(What the task asks) How many lines in the records below hold the string "that"? Answer with the number alone.

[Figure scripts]
==================================================
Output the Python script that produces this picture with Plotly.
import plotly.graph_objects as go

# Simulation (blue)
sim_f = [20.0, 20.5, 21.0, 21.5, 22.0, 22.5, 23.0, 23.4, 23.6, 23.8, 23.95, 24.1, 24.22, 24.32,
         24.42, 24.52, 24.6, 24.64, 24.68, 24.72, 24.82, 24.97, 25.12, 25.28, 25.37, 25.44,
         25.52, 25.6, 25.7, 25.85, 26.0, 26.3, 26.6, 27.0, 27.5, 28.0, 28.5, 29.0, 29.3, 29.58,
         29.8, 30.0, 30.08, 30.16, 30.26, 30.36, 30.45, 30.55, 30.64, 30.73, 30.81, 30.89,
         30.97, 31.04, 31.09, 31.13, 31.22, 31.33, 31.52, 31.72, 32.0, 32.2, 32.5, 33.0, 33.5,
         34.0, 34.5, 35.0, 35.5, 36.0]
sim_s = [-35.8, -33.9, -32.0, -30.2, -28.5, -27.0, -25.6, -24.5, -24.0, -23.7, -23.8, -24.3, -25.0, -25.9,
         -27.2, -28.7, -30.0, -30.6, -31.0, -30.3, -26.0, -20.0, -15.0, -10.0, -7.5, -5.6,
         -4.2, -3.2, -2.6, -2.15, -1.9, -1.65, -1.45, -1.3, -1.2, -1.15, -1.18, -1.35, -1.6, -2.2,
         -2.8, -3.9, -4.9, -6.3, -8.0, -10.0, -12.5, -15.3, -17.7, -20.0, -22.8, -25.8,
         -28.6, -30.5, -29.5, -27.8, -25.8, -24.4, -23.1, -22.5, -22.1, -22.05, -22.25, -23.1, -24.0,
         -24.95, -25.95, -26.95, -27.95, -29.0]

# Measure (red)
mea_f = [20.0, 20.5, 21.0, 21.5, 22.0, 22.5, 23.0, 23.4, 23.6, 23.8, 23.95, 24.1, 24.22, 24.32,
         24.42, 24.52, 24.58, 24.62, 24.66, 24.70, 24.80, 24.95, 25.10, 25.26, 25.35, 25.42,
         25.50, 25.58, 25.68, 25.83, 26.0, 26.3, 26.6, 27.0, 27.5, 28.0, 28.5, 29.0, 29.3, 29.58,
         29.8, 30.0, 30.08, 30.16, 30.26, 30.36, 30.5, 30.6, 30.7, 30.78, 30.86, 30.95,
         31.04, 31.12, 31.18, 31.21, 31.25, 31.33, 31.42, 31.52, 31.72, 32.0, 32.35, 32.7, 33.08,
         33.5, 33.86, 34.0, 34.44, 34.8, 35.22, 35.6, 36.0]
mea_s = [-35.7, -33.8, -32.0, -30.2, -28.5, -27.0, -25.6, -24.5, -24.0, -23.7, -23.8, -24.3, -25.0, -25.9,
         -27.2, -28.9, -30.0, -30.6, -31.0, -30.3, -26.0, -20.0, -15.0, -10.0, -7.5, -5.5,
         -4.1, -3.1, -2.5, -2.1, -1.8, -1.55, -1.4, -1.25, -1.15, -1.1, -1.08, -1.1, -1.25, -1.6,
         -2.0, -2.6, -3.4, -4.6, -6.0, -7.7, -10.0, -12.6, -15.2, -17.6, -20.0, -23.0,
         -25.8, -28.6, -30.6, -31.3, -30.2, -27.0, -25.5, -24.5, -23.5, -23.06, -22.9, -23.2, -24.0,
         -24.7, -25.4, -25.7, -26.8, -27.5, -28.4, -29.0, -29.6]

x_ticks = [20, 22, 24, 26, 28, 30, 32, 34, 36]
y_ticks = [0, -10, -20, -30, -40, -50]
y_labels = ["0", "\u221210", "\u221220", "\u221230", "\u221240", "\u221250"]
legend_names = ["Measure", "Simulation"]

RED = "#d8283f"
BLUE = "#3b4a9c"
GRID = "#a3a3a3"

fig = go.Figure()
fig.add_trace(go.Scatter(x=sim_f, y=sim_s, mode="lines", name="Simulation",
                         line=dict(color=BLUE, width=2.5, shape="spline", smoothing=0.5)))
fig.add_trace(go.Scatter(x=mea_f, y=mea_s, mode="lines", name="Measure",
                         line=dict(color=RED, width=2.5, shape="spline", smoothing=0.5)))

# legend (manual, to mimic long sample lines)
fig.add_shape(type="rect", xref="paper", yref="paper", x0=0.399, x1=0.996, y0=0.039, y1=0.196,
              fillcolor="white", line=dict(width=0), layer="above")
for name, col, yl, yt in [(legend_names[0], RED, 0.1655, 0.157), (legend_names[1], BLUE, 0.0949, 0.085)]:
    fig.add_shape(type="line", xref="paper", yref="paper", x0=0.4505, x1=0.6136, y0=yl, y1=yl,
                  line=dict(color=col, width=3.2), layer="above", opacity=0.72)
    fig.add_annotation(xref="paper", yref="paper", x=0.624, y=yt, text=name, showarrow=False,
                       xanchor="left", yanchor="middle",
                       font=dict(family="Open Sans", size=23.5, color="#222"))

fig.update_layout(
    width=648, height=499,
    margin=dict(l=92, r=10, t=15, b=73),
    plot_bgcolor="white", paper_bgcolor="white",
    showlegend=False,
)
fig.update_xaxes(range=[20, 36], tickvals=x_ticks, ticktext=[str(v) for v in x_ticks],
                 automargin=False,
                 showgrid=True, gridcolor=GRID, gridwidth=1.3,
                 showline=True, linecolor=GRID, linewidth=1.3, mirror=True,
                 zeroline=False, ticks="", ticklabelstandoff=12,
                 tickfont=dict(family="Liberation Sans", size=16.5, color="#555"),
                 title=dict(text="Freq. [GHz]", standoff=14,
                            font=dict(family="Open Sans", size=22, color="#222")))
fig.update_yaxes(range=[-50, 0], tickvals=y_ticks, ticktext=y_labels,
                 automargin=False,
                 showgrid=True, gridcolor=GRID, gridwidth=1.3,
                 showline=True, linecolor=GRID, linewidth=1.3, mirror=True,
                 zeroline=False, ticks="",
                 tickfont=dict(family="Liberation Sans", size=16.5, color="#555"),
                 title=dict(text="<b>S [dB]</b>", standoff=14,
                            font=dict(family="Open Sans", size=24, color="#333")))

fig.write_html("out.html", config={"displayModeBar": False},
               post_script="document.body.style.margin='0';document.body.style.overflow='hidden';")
==================================================
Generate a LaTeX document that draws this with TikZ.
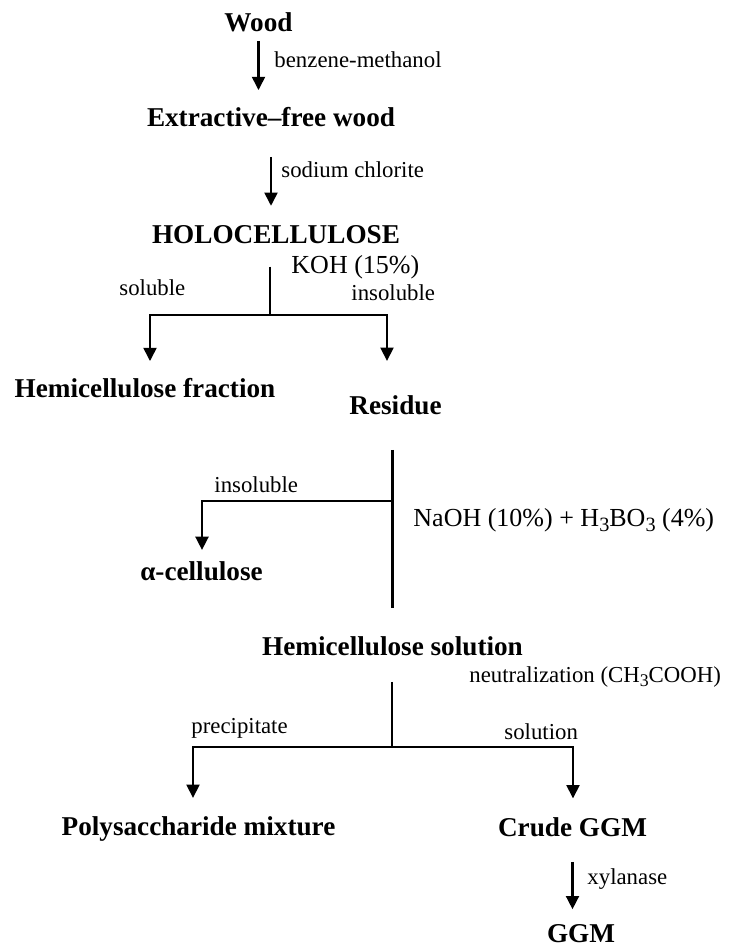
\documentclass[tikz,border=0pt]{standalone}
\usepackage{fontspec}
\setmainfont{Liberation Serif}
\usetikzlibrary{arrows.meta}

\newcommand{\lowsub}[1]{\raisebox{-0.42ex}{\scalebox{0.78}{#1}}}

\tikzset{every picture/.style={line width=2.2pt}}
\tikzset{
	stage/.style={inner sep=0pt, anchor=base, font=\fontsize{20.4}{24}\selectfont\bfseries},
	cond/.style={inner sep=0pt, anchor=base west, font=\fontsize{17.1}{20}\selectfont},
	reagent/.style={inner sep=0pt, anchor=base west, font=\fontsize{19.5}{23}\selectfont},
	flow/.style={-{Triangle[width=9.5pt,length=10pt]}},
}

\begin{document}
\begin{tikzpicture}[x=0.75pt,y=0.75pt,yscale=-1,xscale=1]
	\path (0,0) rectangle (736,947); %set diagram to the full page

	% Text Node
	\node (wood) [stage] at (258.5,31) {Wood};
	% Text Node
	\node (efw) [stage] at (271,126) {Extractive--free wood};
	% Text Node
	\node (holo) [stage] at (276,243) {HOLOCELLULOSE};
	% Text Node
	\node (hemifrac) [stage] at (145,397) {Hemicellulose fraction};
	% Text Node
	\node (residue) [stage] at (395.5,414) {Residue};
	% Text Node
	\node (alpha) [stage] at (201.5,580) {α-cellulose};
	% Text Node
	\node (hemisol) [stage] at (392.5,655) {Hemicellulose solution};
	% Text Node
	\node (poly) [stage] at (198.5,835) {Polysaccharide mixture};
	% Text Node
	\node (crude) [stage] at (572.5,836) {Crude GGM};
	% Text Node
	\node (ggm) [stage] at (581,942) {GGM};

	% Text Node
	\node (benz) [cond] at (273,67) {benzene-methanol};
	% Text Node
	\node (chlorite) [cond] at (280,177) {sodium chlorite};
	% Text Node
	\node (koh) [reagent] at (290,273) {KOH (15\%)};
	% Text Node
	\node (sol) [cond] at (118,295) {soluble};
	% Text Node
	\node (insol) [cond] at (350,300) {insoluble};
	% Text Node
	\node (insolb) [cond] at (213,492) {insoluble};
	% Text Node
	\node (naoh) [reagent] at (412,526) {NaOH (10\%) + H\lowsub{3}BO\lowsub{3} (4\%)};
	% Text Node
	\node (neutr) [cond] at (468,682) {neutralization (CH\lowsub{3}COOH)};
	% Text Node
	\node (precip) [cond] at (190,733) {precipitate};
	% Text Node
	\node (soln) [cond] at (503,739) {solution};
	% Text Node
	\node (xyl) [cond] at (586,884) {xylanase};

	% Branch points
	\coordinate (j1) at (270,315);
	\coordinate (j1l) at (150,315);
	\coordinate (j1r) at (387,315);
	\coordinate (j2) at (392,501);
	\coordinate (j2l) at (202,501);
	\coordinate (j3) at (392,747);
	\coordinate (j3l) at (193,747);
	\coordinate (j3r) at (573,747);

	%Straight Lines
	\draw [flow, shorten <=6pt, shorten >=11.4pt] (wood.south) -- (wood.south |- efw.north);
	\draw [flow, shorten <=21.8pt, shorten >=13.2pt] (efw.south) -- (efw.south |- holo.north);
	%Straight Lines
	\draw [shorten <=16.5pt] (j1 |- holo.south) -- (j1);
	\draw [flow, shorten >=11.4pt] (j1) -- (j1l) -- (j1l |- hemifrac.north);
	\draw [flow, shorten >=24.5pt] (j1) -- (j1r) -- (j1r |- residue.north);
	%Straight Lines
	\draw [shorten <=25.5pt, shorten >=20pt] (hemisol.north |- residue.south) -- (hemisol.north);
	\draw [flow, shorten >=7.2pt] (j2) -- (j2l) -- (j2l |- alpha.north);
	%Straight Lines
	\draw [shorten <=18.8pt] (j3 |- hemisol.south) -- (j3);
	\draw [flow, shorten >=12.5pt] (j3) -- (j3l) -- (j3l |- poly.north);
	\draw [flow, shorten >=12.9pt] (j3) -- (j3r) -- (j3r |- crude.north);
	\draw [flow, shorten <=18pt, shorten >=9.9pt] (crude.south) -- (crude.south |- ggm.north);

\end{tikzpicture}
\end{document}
==================================================
(Output) 2